2005 Sufjan Stevens song

"Chicago" ("Go! CHICAGO! Go! Yeah!" on the vinyl edition) is a track from Sufjan Stevens 2005 concept album Illinois, released on Asthmatic Kitty. The song tells the semi-autobiographical story of a young man on a road trip, and his youthful idealism. The track is one of Stevens' most popular songs, and he usually ends his live shows with a version of this song. The song has been recorded in five different versions by Stevens himself, the versions not on Illinois being included on the collection The Avalanche, and one demo released digitally on Stevens' website, later released as a 12" single bundled with the Illinois: Special 10th Anniversary Blue Marvel Edition.

==Production==
In the process of making the second album in his ambitious Fifty States Project, which involved recording an album for each of the states of America, Stevens had committed a large amount of time to researching the people and history of Illinois. However this track is one of the most autobiographical on the album. Sufjan Stevens stated the following in an interview around the release: "I've had quite a few exceptional and traumatic experiences in Illinois, a few times when visiting Chicago at a particularly difficult time in my life or driving cross country and being pulled over by the cops just outside Peoria," and also added that he had seen his first rock show there. However, he qualified the story of the song as only being partly true, stating, "The writer is the inventor, the designer, the creative force behind a body of work. The author is the actual man or woman, in reality, in society, in person. I like Woody Allen the director/writer, circa 1975, but I doubt I would like Woody Allen the person, circa 1975." Stevens also cited the poem "Chicago" by Carl Sandburg as an influence on the track, and had intended to include a track about Saul Bellow on Illinois, but could not find a way to adequately cover the writer.

==Alternate versions==
The year after the track was released on Illinois, three further versions were included on the outtakes album, The Avalanche: Outtakes and Extras from the Illinois Album, these being an acoustic version, the "Adult Contemporary Easy Listening Version", which is a baroque pop version of the original track, and a "Multiple Personality Disorder Version", of which Stevens stated: "James, my drummer was in town, and we decided it would be kind of fun to deconstruct the song". One further demo version was recorded during the album recording sessions in 2004 and released digitally on Stevens' homepage on February 25, 2016. It was released as a 12" bundled with the Illinois: Special 10th Anniversary Blue Marvel Edition on April 1, 2016.

==Reception==
The track was well received as the centerpiece of the acclaimed album Illinois. Allmusic described the track as having "an expansiveness that radiates with the ballast of history and the promise of new beginnings", and the track was included as one of the Pitchfork 500 most important tracks since punk broke.

==In other media==
The track was sampled by Chiddy Bang on their single "All Things Go" as well as featuring a shortened version as the opening theme for the Netflix show The Politician.

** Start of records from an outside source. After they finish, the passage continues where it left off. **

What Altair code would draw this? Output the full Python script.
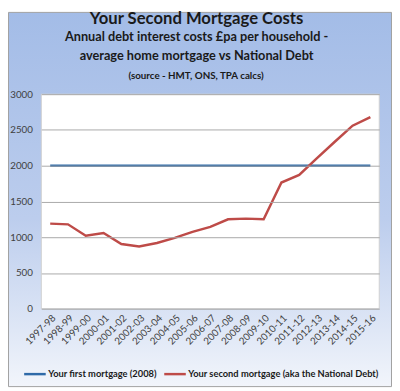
import altair as alt
import pandas as pd

categories = ["1997-98", "1998-99", "1999-00", "2000-01", "2001-02", "2002-03",
              "2003-04", "2004-05", "2005-06", "2006-07", "2007-08", "2008-09",
              "2009-10", "2010-11", "2011-12", "2012-13", "2013-14", "2014-15",
              "2015-16"]
first_mortgage = [2000, 2000, 2000, 2000, 2000, 2000, 2000, 2000, 2000, 2000,
                  2000, 2000, 2000, 2000, 2000, 2000, 2000, 2000, 2000]
second_mortgage = [1190, 1180, 1020, 1060, 905, 870, 920, 990, 1075, 1145,
                   1250, 1260, 1250, 1765, 1870, 2105, 2335, 2560, 2680]
series_names = ["Your first mortgage (2008)",
                "Your second mortgage (aka the National Debt)"]
series_colors = ["#2f6aa8", "#be4b48"]
y_ticks = [0, 500, 1000, 1500, 2000, 2500, 3000]

rows = []
for c, v in zip(categories, first_mortgage):
    rows.append({"year": c, "value": v, "series": series_names[0]})
for c, v in zip(categories, second_mortgage):
    rows.append({"year": c, "value": v, "series": series_names[1]})
df = pd.DataFrame(rows)
one = pd.DataFrame({"a": [0]})

W, H = 345, 219
FONT = "Lato"

bg = alt.Chart(one).mark_rect(
    fill={"gradient": "linear", "x1": 0, "y1": 0, "x2": 0, "y2": 1,
          "stops": [{"offset": 0, "color": "#a3bce7"},
                    {"offset": 0.55, "color": "#bccded"},
                    {"offset": 0.85, "color": "#dfe7f6"},
                    {"offset": 1, "color": "#f2f5fb"}]},
    stroke="#a0a0a0", strokeWidth=1,
).encode(x=alt.value(-33.5), x2=alt.value(357.5), y=alt.value(-83.5), y2=alt.value(298.5))

plot_bg = alt.Chart(one).mark_rect(fill="white", stroke="#d0d0d0", strokeWidth=1).encode(
    x=alt.value(0), x2=alt.value(W), y=alt.value(0), y2=alt.value(H))

yscale = alt.Scale(domain=[0, 3000])
yaxis = alt.Axis(values=y_ticks, format="d", grid=True, gridColor="#a8a8a8",
                 gridOpacity=1, gridWidth=1,
                 ticks=False, domain=False,
                 labelFont=FONT, labelFontSize=10, labelColor="#404040",
                 labelPadding=9, title=None, zindex=1)

lines = alt.Chart(df).mark_line(strokeWidth=2.5).encode(
    x=alt.X("year:N", sort=categories,
            scale=alt.Scale(type="point", padding=0.5),
            axis=alt.Axis(labelAngle=-45, labelFont=FONT, labelFontSize=10,
                          labelColor="#404040", ticks=False, domain=False,
                          labelPadding=4, title=None, grid=False, zindex=1)),
    y=alt.Y("value:Q", scale=yscale, axis=yaxis),
    color=alt.Color("series:N",
                    scale=alt.Scale(domain=series_names, range=series_colors),
                    legend=alt.Legend(orient="none", legendX=-19, legendY=273,
                                      direction="horizontal", title=None,
                                      symbolType="stroke", symbolSize=484,
                                      symbolStrokeWidth=2.5,
                                      labelFont=FONT, labelFontSize=9.5,
                                      labelFontWeight="bold", labelColor="#1a1a1a",
                                      columnPadding=2, labelOffset=1,
                                      labelLimit=400)),
)

source = alt.Chart(one).mark_text(
    text="(source - HMT, ONS, TPA calcs)", font=FONT, fontSize=10,
    fontWeight="bold", color="#1a1a1a", align="center", baseline="middle",
).encode(x=alt.value(158), y=alt.value(-19))

chart = alt.layer(bg, plot_bg, lines, source).properties(
    width=W, height=H,
    autosize=alt.AutoSizeParams(type="none"),
    padding={"left": 34, "top": 84, "right": 13, "bottom": 80},
    title=alt.TitleParams(
        text="Your Second Mortgage Costs",
        subtitle=["Annual debt interest costs £pa per household -",
                  "average home mortgage vs National Debt"],
        font=FONT, fontSize=17, fontWeight="bold", color="#1a1a1a",
        subtitleFont=FONT, subtitleFontSize=13, subtitleFontWeight="bold",
        subtitleColor="#1a1a1a", subtitleLineHeight=19, subtitlePadding=4,
        anchor="middle", frame="group", dx=-14, offset=-53,
    ),
).configure_view(stroke=None)

chart.save("out.html", embed_options={"renderer": "svg", "actions": False})
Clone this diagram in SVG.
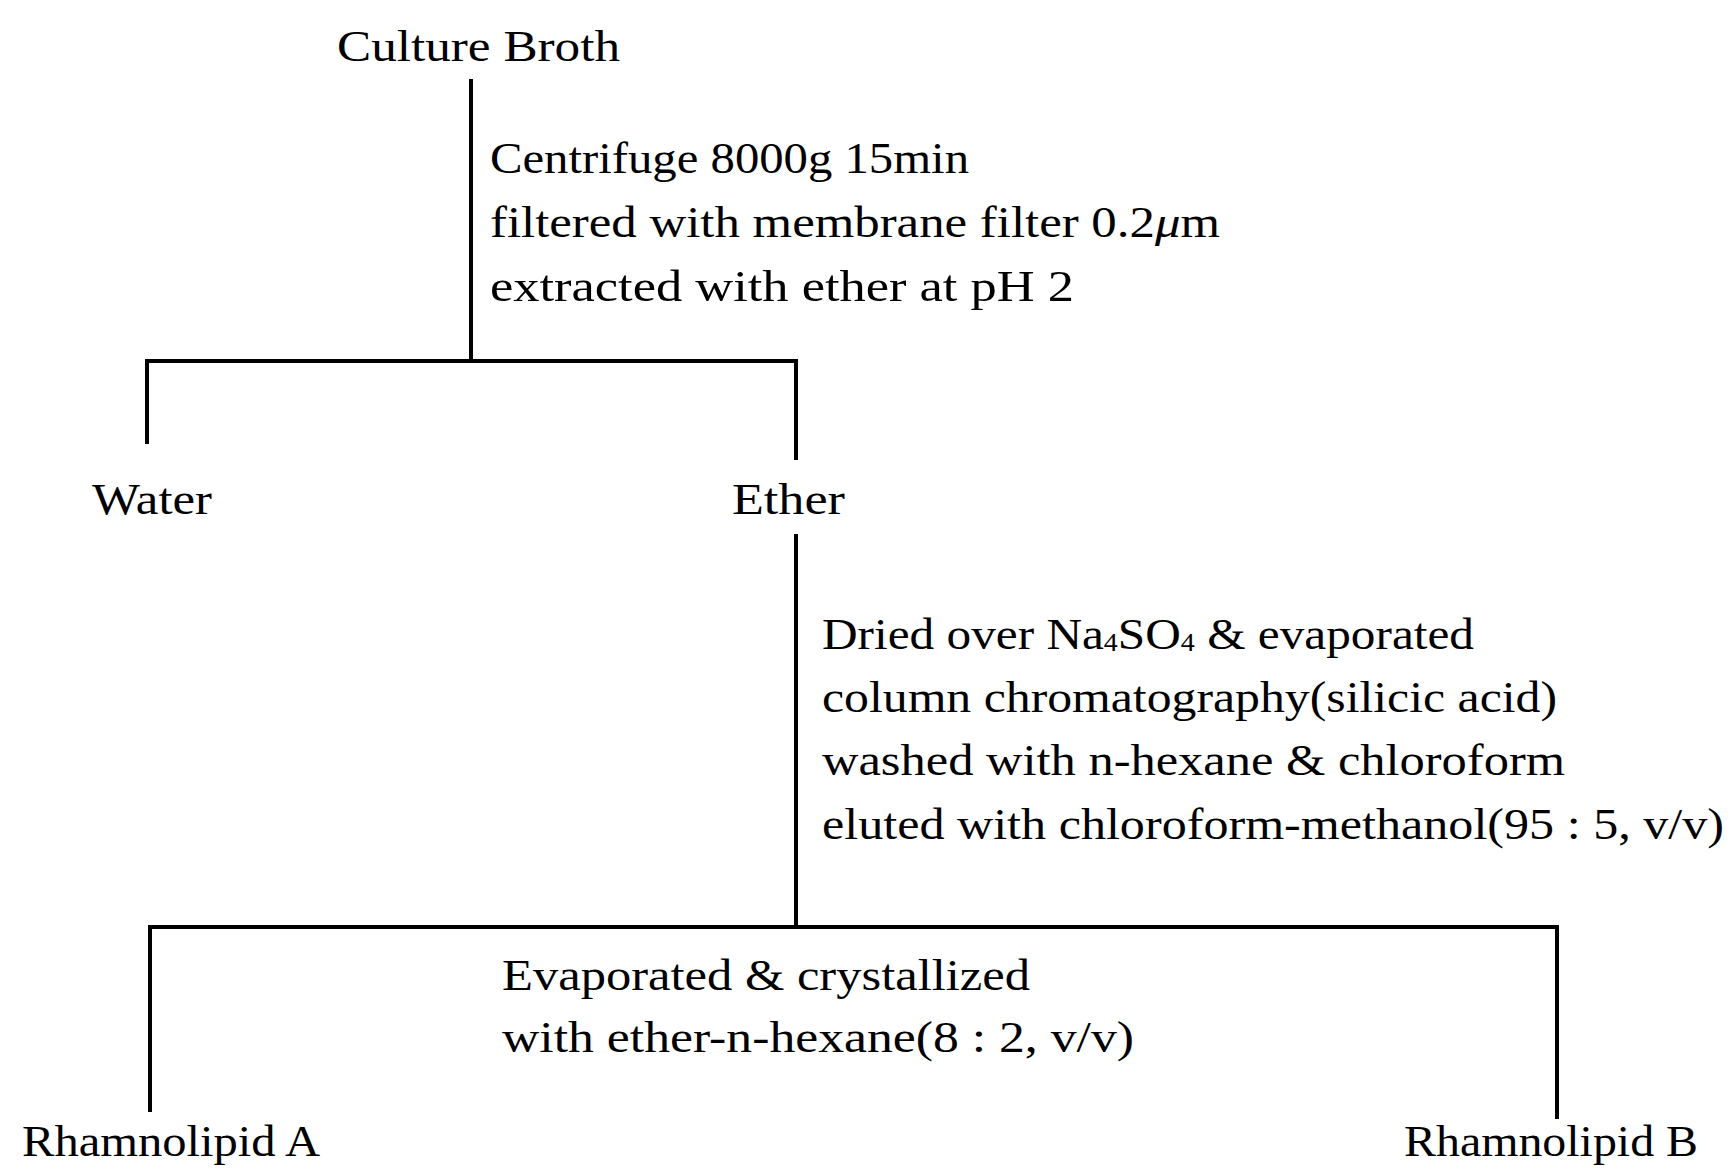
<svg xmlns="http://www.w3.org/2000/svg" width="1731" height="1169" viewBox="0 0 1731 1169">
<style>
text{font-family:"Liberation Serif","Times New Roman",serif;font-size:44px;fill:#000}
.c{stroke:#000;stroke-width:4;fill:none;stroke-linecap:square}
.s{font-size:25px}
</style>
<rect width="1731" height="1169" fill="#fff"/>
<g id="connectors">
<line class="c" x1="471" y1="81" x2="471" y2="361"/>
<line class="c" x1="147" y1="361" x2="796" y2="361"/>
<line class="c" x1="147" y1="361" x2="147" y2="442"/>
<line class="c" x1="796" y1="361" x2="796" y2="458"/>
<line class="c" x1="796" y1="536" x2="796" y2="927"/>
<line class="c" x1="150" y1="927" x2="1557" y2="927"/>
<line class="c" x1="150" y1="927" x2="150" y2="1110"/>
<line class="c" x1="1557" y1="927" x2="1557" y2="1117"/>
</g>
<g id="culture-broth"><text x="337" y="61" textLength="283" lengthAdjust="spacingAndGlyphs">Culture Broth</text></g>
<g id="step1">
<text x="490" y="173" textLength="479" lengthAdjust="spacingAndGlyphs">Centrifuge 8000g 15min</text>
<text x="490" y="237" textLength="730" lengthAdjust="spacingAndGlyphs">filtered with membrane filter 0.2<tspan font-style="italic">μ</tspan>m</text>
<text x="490" y="301" textLength="584" lengthAdjust="spacingAndGlyphs">extracted with ether at pH 2</text>
</g>
<g id="water"><text x="92" y="514" textLength="120" lengthAdjust="spacingAndGlyphs">Water</text></g>
<g id="ether"><text x="732" y="514" textLength="113" lengthAdjust="spacingAndGlyphs">Ether</text></g>
<g id="step2">
<text x="822" y="649" textLength="652" lengthAdjust="spacingAndGlyphs">Dried over Na<tspan class="s" dy="2">4</tspan><tspan dy="-2">SO</tspan><tspan class="s" dy="2">4</tspan><tspan dy="-2"> &amp; evaporated</tspan></text>
<text x="822" y="712" textLength="735" lengthAdjust="spacingAndGlyphs">column chromatography(silicic acid)</text>
<text x="822" y="775" textLength="743" lengthAdjust="spacingAndGlyphs">washed with n-hexane &amp; chloroform</text>
<text x="822" y="839" textLength="902" lengthAdjust="spacingAndGlyphs">eluted with chloroform-methanol(95 : 5, v/v)</text>
</g>
<g id="step3">
<text x="502" y="990" textLength="528" lengthAdjust="spacingAndGlyphs">Evaporated &amp; crystallized</text>
<text x="502" y="1052" textLength="632" lengthAdjust="spacingAndGlyphs">with ether-n-hexane(8 : 2, v/v)</text>
</g>
<g id="rhamnolipid-a"><text x="22" y="1156" textLength="298" lengthAdjust="spacingAndGlyphs">Rhamnolipid A</text></g>
<g id="rhamnolipid-b"><text x="1404" y="1156" textLength="294" lengthAdjust="spacingAndGlyphs">Rhamnolipid B</text></g>
</svg>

The demo version of the song is featured in The Bear episode "Review". In the episode, the song is introduced by WXRT DJ Lin Brehmer and is played over the opening credits.

"Chicago" was also featured in the 2006 film Little Miss Sunshine and 2014 film Veronica Mars.

The annual All Things Go Music Festival takes its name from the song.

The song and Stevens are named in the third verse of Snow Patrol's 2006 song "Hands Open".

==Personnel==
Credits adapted from the liner notes of Illinois:

- Julianne Carney – violin
- Tom Eaton, Jeniffer Hoover, Katrina Kerns, Beccy Lock, Tara McDonnell – choir
- Maria Beller Jeffers – cello
- James McAlister – drums
- Craig Montoro – trumpet
- Rob Moose – violin
- Sufjan Stevens – vocals, wurlitzer, bass guitar, vibraphone, piano, sleigh bells, tambourine, shaker, arrangement, production
- Alan Douches – mastering

==Certifications==

| Region | Certification | Certified units/sales |
| United States (RIAA) | Gold | 500,000^{‡} |
^{‡} Sales+streaming figures based on certification alone.